No entanto, um ano com uma qualidade cinematográfica como a de 2019 talvez seja já coisa do passado. Num artigo publicado no “New York Times”, Scorsese lamentou o facto de as salas de cinema serem dominadas por filmes de super-heróis, que “são sequelas de nome mas remakes em espírito”, filmes todos iguais feitos para outros fins que não o de fazer filmes. Com cada vez menos salas a exibirem filmes, e cada vez mais dessas salas a pertencerem às gigantescas empresas que produzem quase exclusivamente esses filmes de super-heróis, Scorsese teme que haja cada vez menos financiamento para filmes como aqueles que marcaram o ano passado.

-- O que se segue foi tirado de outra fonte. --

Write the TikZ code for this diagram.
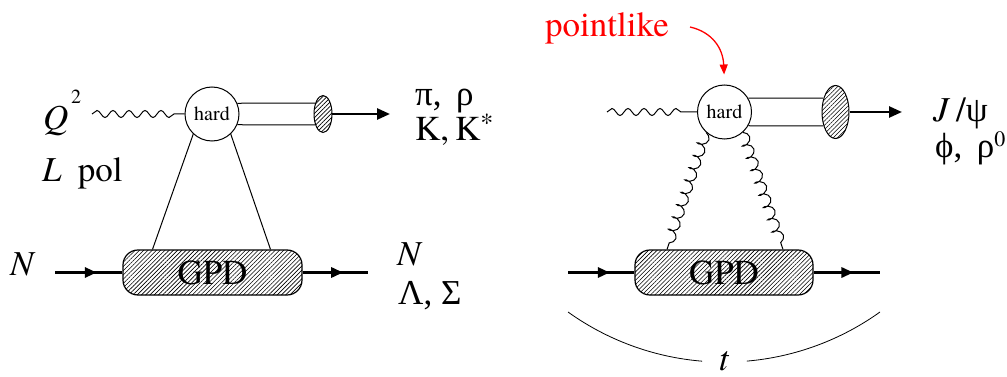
\documentclass[tikz,border=0pt]{standalone}
\usepackage{fontspec}
\setmainfont{texgyretermes}[Extension=.otf, UprightFont=*-regular, ItalicFont=*-italic, BoldFont=*-bold, BoldItalicFont=*-bolditalic]
\newfontfamily\grk{Liberation Serif}
\usetikzlibrary{arrows.meta,decorations.pathmorphing,decorations.markings,patterns.meta,shapes.geometric,calc}
\tikzset{
  big/.style={font=\fontsize{35}{40}\selectfont, inner sep=0pt},
  hardnode/.style={circle, draw, line width=1pt, minimum size=54pt, inner sep=0pt, fill=white, font=\fontsize{20}{20}\selectfont},
  hatch/.style={pattern={Lines[angle=45,distance=3pt,line width=0.6pt]}, preaction={fill=white}},
  gpd/.style={draw, line width=1.2pt, rounded corners=15pt, minimum width=179pt, minimum height=45pt, inner sep=0pt, hatch, font=\fontsize{35}{40}\selectfont},
  blob/.style={ellipse, draw, line width=1pt, inner sep=0pt, hatch},
  photon/.style={decorate, decoration={snake, segment length=16pt, amplitude=3.5pt, post length=10pt}, line width=1pt},
  gluon/.style={decorate, decoration={coil, aspect=0.6, segment length=13pt, amplitude=5pt}, line width=1pt},
  fermion/.style={line width=3pt, postaction={decorate}, decoration={markings, mark=at position #1 with {\arrow{Triangle[length=12pt,width=10pt]}}}},
  fermion/.default=0.62,
  outline/.style={line width=2.5pt, -{Triangle[length=13pt,width=11pt]}},
  thinline/.style={line width=1pt},
}
\begin{document}
\begin{tikzpicture}[x=1pt,y=-1pt]
\useasboundingbox (0,0) rectangle (1007,377);
% ---------- left diagram ----------
\node[hardnode] (h1) at (212,114) {hard};
\node[blob, minimum width=18pt, minimum height=37pt] (e1) at (323,114) {};
\node[gpd] (g1) at (212.5,272.5) {GPD};
\coordinate (p1) at (92,114);
\coordinate (a1) at (390,114);
\coordinate (n1a) at (55,272.5);
\coordinate (n1b) at (368,272.5);
\draw[photon] (p1) -- (h1.west);
\draw[thinline] (h1.23) -- (e1.125);
\draw[thinline] (h1.-23) -- (e1.235);
\draw[outline] (e1.east) -- (a1);
\draw[thinline] (h1.227) -- ($(g1.north)+(-60,0)$);
\draw[thinline] (h1.313) -- ($(g1.north)+(58,0)$);
\draw[fermion=0.62] (n1a) -- (g1.west);
\draw[fermion=0.62] (g1.east) -- (n1b);
\node[big, anchor=base west] (q) at (43,130) {\textit{Q}};
\node[anchor=base west, inner sep=0pt, font=\fontsize{20}{20}\selectfont] (q2) at (71,104) {2};
\node[big, anchor=base west] (lpol) at (42,182) {\textit{L}\hspace{16pt}pol};
\node[big, anchor=base west] (m1) at (415,106) {\grk π,\ \,ρ};
\node[big, anchor=base west] (m2) at (415,141) {K,\,K\raisebox{9pt}{\fontsize{26}{26}\selectfont *}};
\node[big, anchor=base west] (nl) at (10,275) {\textit{N}};
\node[big, anchor=base west] (nr) at (397,265) {\textit{N}};
\node[big, anchor=base west] (ls) at (398,304) {\grk Λ, Σ};
% ---------- right diagram ----------
\node[hardnode] (h2) at (724.5,112) {hard};
\node[blob, minimum width=27pt, minimum height=53pt] (e2) at (835.5,112) {};
\node[gpd, minimum width=178pt] (g2) at (724,272.5) {GPD};
\coordinate (p2) at (607,112);
\coordinate (a2) at (902,112);
\coordinate (n2a) at (568,272.5);
\coordinate (n2b) at (880,272.5);
\draw[photon] (p2) -- (h2.west);
\draw[thinline] (h2.30) -- (e2.131);
\draw[thinline] (h2.-30) -- (e2.229);
\draw[outline] (e2.east) -- (a2);
\draw[gluon] (h2.228) -- ($(g2.north)+(-57,0)$);
\draw[gluon] (h2.312) -- ($(g2.north)+(59,0)$);
\draw[fermion=0.63] (n2a) -- (g2.west);
\draw[fermion=0.6] (g2.east) -- (n2b);
\node[big, anchor=base west, text=red] (pl) at (545,37) {pointlike};
\coordinate (rs) at (690,27);
\draw[red, line width=1.3pt, -{Triangle[length=10pt,width=8pt]}, shorten >=10pt] (rs) .. controls (712,32) and (723,48) .. (h2.north);
\node[big, anchor=base west] (jpsi) at (933,122) {\textit{J}\,/{\grk ψ}};
\node[big, anchor=base west] (phi) at (935,158) {{\grk ϕ,\ \,ρ}\raisebox{11pt}{\fontsize{22}{22}\selectfont 0}};
\coordinate (tl) at (568,312);
\coordinate (tr) at (880,312);
\draw[line width=0.8pt] (tl) arc[start angle=125.6, end angle=94.7, radius=268];
\draw[line width=0.8pt] (tr) arc[start angle=54.4, end angle=85.1, radius=268];
\node[big] (t) at (724,361) {\textit{t}};
\end{tikzpicture}
\end{document}
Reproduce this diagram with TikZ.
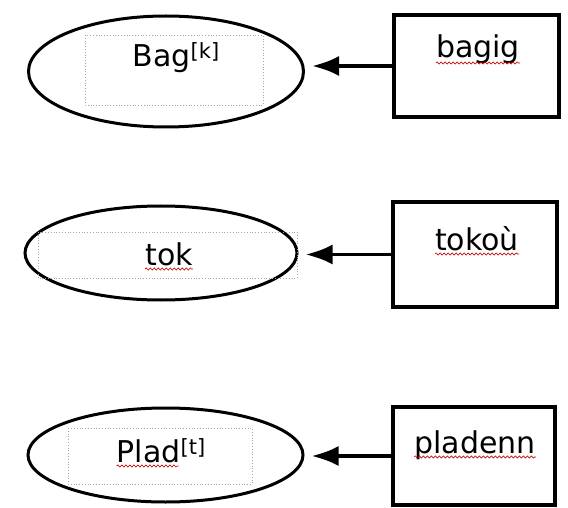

Tarantino, por sua vez, disse recentemente que 2019 foi palco de “uma guerra pelo cinema”: “os produtos comerciais detidos pelos grandes conglomerados” nunca “tiveram um ano melhor”. “Mas, ao mesmo tempo”, acrescentou, “não tiveram”. Filmes como “os que foram nomeados” acabaram por “sair” e “exigiram ser vistos”, e “se resumirmos o ano”, este foi marcado pela “sobrevivência” desses filmes.

Ao assistir aos Oscars e ao pensar sobre os filmes de 2019, só consegui temer que Scorsese tenha razão, e desejar que Tarantino esteja correcto.

O autor escreve de acordo com a antiga ortografia.